• WHAT THIS TASK INVOLVES
Exactly retype the lines from the top of the data through the line containing "import seaborn as sns", leaving out every picture.

• DATASET CONTENT
- - - - - - -

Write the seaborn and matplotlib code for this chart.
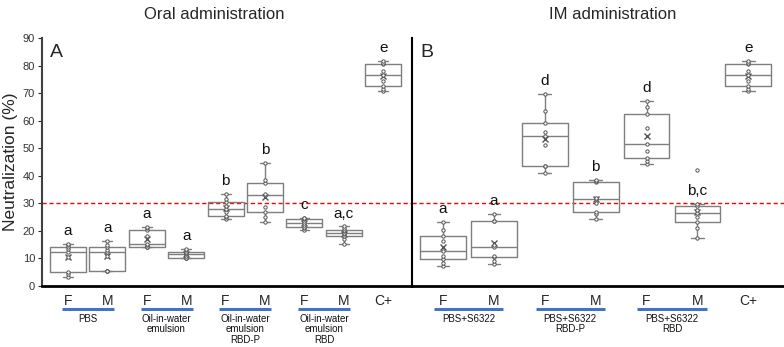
import numpy as np
import pandas as pd
import matplotlib
matplotlib.use("Agg")
import matplotlib.pyplot as plt
import matplotlib.transforms as mtransforms
import seaborn as sns

# --- data (neutralization %, one list per box) ---
oral_groups = ["PBS F", "PBS M", "OW F", "OW M", "OW RBD-P F", "OW RBD-P M",
               "OW RBD F", "OW RBD M", "C+"]
oral_ticklabels = ["F", "M", "F", "M", "F", "M", "F", "M", "C+"]
oral_values = [
    [3.3, 4.2, 5.0, 10.5, 12.4, 13.5, 14.3, 14.8, 15.3],
    [5.3, 5.3, 5.3, 11.0, 12.4, 13.0, 14.3, 15.0, 16.4],
    [14.0, 14.2, 14.3, 14.8, 15.2, 18.0, 20.4, 21.0, 21.4],
    [10.3, 10.3, 10.3, 11.0, 11.5, 12.0, 12.4, 12.9, 13.4],
    [24.4, 25.0, 25.5, 27.0, 28.0, 29.0, 30.5, 31.5, 33.4],
    [23.4, 25.0, 27.0, 28.5, 33.0, 33.5, 37.4, 38.5, 44.8],
    [20.4, 21.0, 21.5, 22.2, 22.9, 23.5, 24.3, 24.6, 24.8],
    [15.3, 17.0, 18.3, 18.7, 19.1, 19.8, 20.4, 21.0, 21.6],
    [70.7, 71.5, 72.5, 74.5, 76.7, 78.0, 80.6, 81.0, 81.6],
]
oral_letters = ["a", "a", "a", "a", "b", "b", "c", "a,c", "e"]
oral_pairs = [(0, 1), (2, 3), (4, 5), (6, 7)]
oral_pair_names = ["PBS", "Oil-in-water\nemulsion", "Oil-in-water\nemulsion\nRBD-P",
                   "Oil-in-water\nemulsion\nRBD"]

im_groups = ["S F", "S M", "S RBD-P F", "S RBD-P M", "S RBD F", "S RBD M", "C+"]
im_ticklabels = ["F", "M", "F", "M", "F", "M", "C+"]
im_values = [
    [7.4, 8.5, 9.8, 11.0, 12.6, 16.5, 18.3, 20.4, 23.4],
    [8.0, 9.0, 10.4, 11.0, 14.1, 15.0, 23.6, 23.6, 26.1],
    [41.0, 43.5, 43.5, 51.0, 54.5, 56.0, 59.1, 63.5, 69.6],
    [24.4, 26.0, 26.7, 30.0, 31.4, 32.0, 37.6, 38.0, 38.6],
    [44.4, 45.5, 46.3, 49.0, 51.4, 57.4, 62.5, 65.0, 67.3],
    [17.5, 21.0, 23.2, 25.2, 26.6, 27.5, 28.9, 29.6, 42.0],
    [70.7, 71.5, 72.5, 74.5, 76.7, 78.0, 80.6, 81.0, 81.6],
]
im_letters = ["a", "a", "d", "b", "d", "b,c", "e"]
im_pairs = [(0, 1), (2, 3), (4, 5)]
im_pair_names = ["PBS+S6322", "PBS+S6322\nRBD-P", "PBS+S6322\nRBD"]

threshold = 30


def to_frame(groups, values):
    rows = [(g, v) for g, vals in zip(groups, values) for v in vals]
    return pd.DataFrame(rows, columns=["group", "neut"])


def whisker_top(vals):
    q1, q3 = np.percentile(vals, [25, 75])
    fence = q3 + 1.5 * (q3 - q1)
    return max(v for v in vals if v <= fence)


def draw_panel(ax, groups, values, ticklabels, letters, pairs, pair_names,
               tag, width, xlim, half):
    df = to_frame(groups, values)
    sns.boxplot(data=df, x="group", y="neut", order=groups, ax=ax, width=width,
                fill=False, color="#7f7f7f", linewidth=1.0, showfliers=False,
                showmeans=True, capwidths=0.25,
                meanprops=dict(marker="x", markeredgecolor="#555555",
                               markersize=5, markeredgewidth=1.0))
    sns.stripplot(data=df, x="group", y="neut", order=groups, ax=ax,
                  jitter=False, color="white", edgecolor="#555555",
                  linewidth=0.7, size=2.4, zorder=4)
    ax.axhline(threshold, color="red", ls=(0, (3, 2)), lw=1.0, zorder=1)

    for i, (vals, lab) in enumerate(zip(values, letters)):
        ax.text(i, whisker_top(vals) + 4.7, lab, ha="center", va="center",
                fontsize=11, color="#111111")

    trans = mtransforms.blended_transform_factory(ax.transData, ax.transAxes)
    for (i, j), name in zip(pairs, pair_names):
        mid = (i + j) / 2
        ax.plot([mid - half, mid + half], [-0.093, -0.093], transform=trans,
                color="#4472C4", lw=2.2, clip_on=False, solid_capstyle="butt")
        ax.text(mid, -0.113, name, transform=trans, ha="center", va="top",
                fontsize=7, linespacing=1.05, color="#111111")

    ax.set_xlim(*xlim)
    ax.set_ylim(0, 90)
    ax.set_xticks(range(len(groups)))
    ax.set_xticklabels(ticklabels, fontsize=10)
    ax.tick_params(axis="x", length=0, pad=6)
    ax.set_xlabel("")
    ax.set_ylabel("")
    ax.text(0.022, 0.975, tag, transform=ax.transAxes, fontsize=14,
            va="top", ha="left")
    for s in ["top", "right"]:
        ax.spines[s].set_visible(False)
    ax.spines["bottom"].set_color("black")
    ax.spines["bottom"].set_linewidth(2)


sns.set_style("white")
plt.rcParams["font.family"] = ["Liberation Sans", "DejaVu Sans"]

fig = plt.figure(figsize=(7.84, 3.47), dpi=100)
ax1 = fig.add_axes([42 / 784, 1 - 286 / 347, 370 / 784, 248 / 347])
ax2 = fig.add_axes([412 / 784, 1 - 286 / 347, 372 / 784, 248 / 347], sharey=ax1)

draw_panel(ax1, oral_groups, oral_values, oral_ticklabels, oral_letters,
           oral_pairs, oral_pair_names, "A", 0.91, (-0.66, 8.73), 0.66)
draw_panel(ax2, im_groups, im_values, im_ticklabels, im_letters,
           im_pairs, im_pair_names, "B", 0.9, (-0.61, 6.7), 0.68)

ax1.set_yticks(range(0, 91, 10))
ax1.tick_params(axis="y", length=3, width=0.8, pad=2, labelsize=8,
                labelcolor="#333333", left=True)
for lab in ax1.get_yticklabels():
    lab.set_family(["Liberation Sans Narrow", "Liberation Sans"])
ax1.spines["left"].set_color("#404040")
ax1.spines["left"].set_linewidth(1.5)
ax2.spines["left"].set_color("black")
ax2.spines["left"].set_linewidth(1.5)
ax2.tick_params(axis="y", left=False, labelleft=False)

fig.text(0.273, 0.957, "Oral administration", ha="center", va="center", fontsize=12)
fig.text(0.782, 0.957, "IM administration", ha="center", va="center", fontsize=12)
fig.text(0.014, 0.533, "Neutralization (%)", rotation=90, ha="center",
         va="center", fontsize=12.5)

fig.savefig("out.png", dpi=100)
plt.close(fig)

- - - - - - -

• REPLY
Write the seaborn and matplotlib code for this chart.
import numpy as np
import pandas as pd
import matplotlib
matplotlib.use("Agg")
import matplotlib.pyplot as plt
import matplotlib.transforms as mtransforms
import seaborn as sns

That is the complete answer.